By WAN XU and JING YANG
BEIJING -- A senior Chinese climate-talks negotiator said efforts to broker a global climate-change deal may fail unless developed countries change their demands before a planned December summit in Copenhagen.
The comments by Lu Xuedu, deputy director of China's National Climate Center, added to fears that a growing divide between richer and poorer nations -- laid bare in preliminary talks in Bangkok several weeks ago -- is hurting prospects for an agreement.
"If the trend can't be turned around in the next round of meetings, I estimate the Copenhagen meeting can only fail," Mr. Lu said.
Mr. Lu pointed to the push by developed countries to discard the Kyoto Protocol and to set binding emission cut targets for developing countries as the most distressing message that emerged in the Bangkok round of talks. Under the Kyoto Protocol, whose mandated cuts expire in 2012, developed countries agreed to legally binding cuts, but the U.S. declined to ratify the treaty, and the limits didn't apply to developing countries.

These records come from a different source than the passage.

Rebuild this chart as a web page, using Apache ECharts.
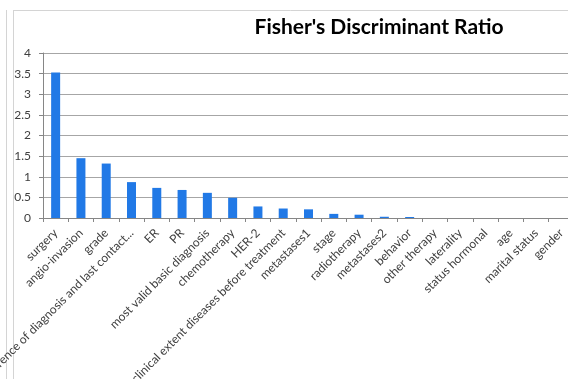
<!DOCTYPE html>
<html>
<head>
<meta charset="utf-8">
<script src="https://cdn.jsdelivr.net/npm/echarts@6/dist/echarts.min.js"></script>
<style>
  html, body { margin: 0; padding: 0; background: #fff; }
  #chart { width: 568px; height: 379px; }
</style>
</head>
<body>
<div id="chart"></div>
<script>
const features = [
  'surgery', 'angio-invasion', 'grade', 'difference of diagnosis and last contact...',
  'ER', 'PR', 'most valid basic diagnosis', 'chemotherapy', 'HER-2',
  'clinical extent diseases before treatment', 'metastases1', 'stage', 'radiotherapy',
  'metastases2', 'behavior', 'other therapy', 'laterality', 'status hormonal',
  'age', 'marital status', 'gender'
];
const ratios = [
  3.53, 1.45, 1.32, 0.87, 0.73, 0.68, 0.61, 0.49, 0.28,
  0.23, 0.21, 0.1, 0.08, 0.03, 0.025, 0, 0, 0, 0, 0, 0
];
const yTicks = [0, 4, 0.5];

const chart = echarts.init(document.getElementById('chart'));

const option = {
  backgroundColor: '#fff',
  animation: false,
  title: {
    text: "Fisher's Discriminant Ratio",
    left: 374,
    top: 12,
    textAlign: 'center',
    textStyle: { fontFamily: 'Lato', fontSize: 21, fontWeight: 'bold', color: '#000' }
  },
  grid: { left: 43, top: 53, width: 531, height: 165, containLabel: false, outerBoundsMode: 'none' },
  xAxis: {
    type: 'category',
    data: features,
    axisLine: { lineStyle: { color: '#868686', width: 1 } },
    axisTick: { show: true, length: 4, alignWithLabel: false, lineStyle: { color: '#868686' } },
    axisLabel: {
      interval: 0,
      rotate: 45,
      margin: 13,
      fontFamily: 'Lato',
      fontSize: 12,
      color: '#404040'
    }
  },
  yAxis: {
    type: 'value',
    min: yTicks[0],
    max: yTicks[1],
    interval: yTicks[2],
    axisLine: { show: true, lineStyle: { color: '#868686' } },
    axisTick: { show: true, length: 4, lineStyle: { color: '#868686' } },
    splitLine: { lineStyle: { color: '#a6a6a6', width: 1 } },
    axisLabel: { margin: 12, fontFamily: 'Lato', fontSize: 12, color: '#404040' }
  },
  series: [{
    type: 'bar',
    data: ratios,
    barWidth: 9,
    itemStyle: { color: '#2179e6' }
  }],
  graphic: [
    { type: 'line', shape: { x1: 6.5, y1: 10, x2: 6.5, y2: 379 }, style: { stroke: '#d4d4d4', lineWidth: 1 } },
    { type: 'line', shape: { x1: 13.5, y1: 10, x2: 13.5, y2: 379 }, style: { stroke: '#d4d4d4', lineWidth: 1 } },
    { type: 'line', shape: { x1: 13.5, y1: 10.5, x2: 568, y2: 10.5 }, style: { stroke: '#d4d4d4', lineWidth: 1 } }
  ]
};

chart.setOption(option);
</script>
</body>
</html>
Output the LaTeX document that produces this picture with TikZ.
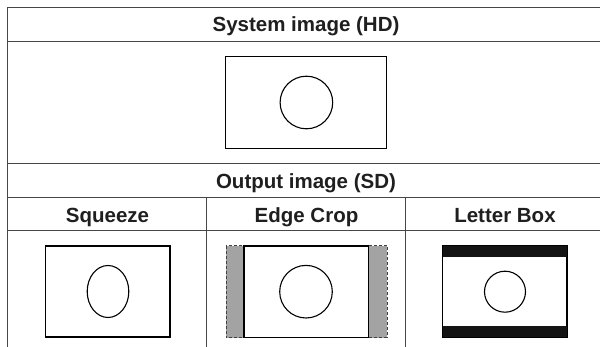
\documentclass[tikz,border=0pt]{standalone}
\usepackage{fontspec}
\setmainfont{Liberation Sans}
\begin{document}
\begin{tikzpicture}[x=1pt,y=-1pt,
  grid/.style={draw=black!72,line width=1.3pt},
  frame/.style={draw=black,line width=1.1pt},
  hdr/.style={font=\bfseries\fontsize{20.5}{23}\selectfont,inner sep=0pt,anchor=base,text=black!88},
  cropband/.style={fill=black!36,draw=black!75,line width=1pt,dash pattern=on 3pt off 2pt},
  bar/.style={fill=black!92,draw=none}]
\useasboundingbox (0,0) rectangle (600,347);
% table grid
\draw[grid] (7.7,347) -- (7.7,7.3) -- (600,7.3);
\draw[grid] (7.7,41.7) -- (600,41.7);
\draw[grid] (7.7,163.5) -- (600,163.5);
\draw[grid] (7.7,197.7) -- (600,197.7);
\draw[grid] (7.7,230.7) -- (600,230.7);
\draw[grid] (206.7,197.7) -- (206.7,347);
\draw[grid] (405.7,197.7) -- (405.7,347);
% headers
\node[hdr] (sys) at (306,31.6) {System image (HD)};
\node[hdr] (out) at (306,188.2) {Output image (SD)};
\node[hdr] (sq) at (107.5,222.6) {Squeeze};
\node[hdr] (ec) at (306.5,222.6) {Edge Crop};
\node[hdr] (lb) at (505,222.6) {Letter Box};
% HD image
\draw[frame] (225.7,56.7) rectangle (386.7,148.3);
\draw[frame] (306.4,102.5) circle[radius=26.3];
% Squeeze
\draw[frame] (45.7,246) rectangle (170,337);
\draw[frame] (108,291.5) ellipse[x radius=20.8,y radius=26];
% Edge crop
\draw[cropband] (226,246) rectangle (387.3,337.6);
\draw[frame,fill=white] (244,246) rectangle (368.8,337.6);
\draw[frame] (306,291.7) circle[radius=26.3];
% Letter box
\draw[frame] (442.6,246) rectangle (567,337.4);
\fill[bar] (442.6,246) rectangle (567,257.3);
\fill[bar] (442.6,326.1) rectangle (567,337.4);
\draw[frame] (505,291.7) circle[radius=20.5];
\end{tikzpicture}
\end{document}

"The developed countries sent out this message" that they are seeking binding cuts, Mr. Lu said. He called the message "shocking" and said it had angered developing countries.
Meanwhile, the state-run Xinhua news agency reported that Chinese President Hu Jintao told U.S. President Barack Obama in a phone call that a climate deal had to include the terms covered by the Kyoto Protocol.
Negotiators from more than 180 countries have been struggling since last year to hammer out a framework for a new climate-control deal to be signed at the United Nations Copenhagen conference to be held Dec. 7-18.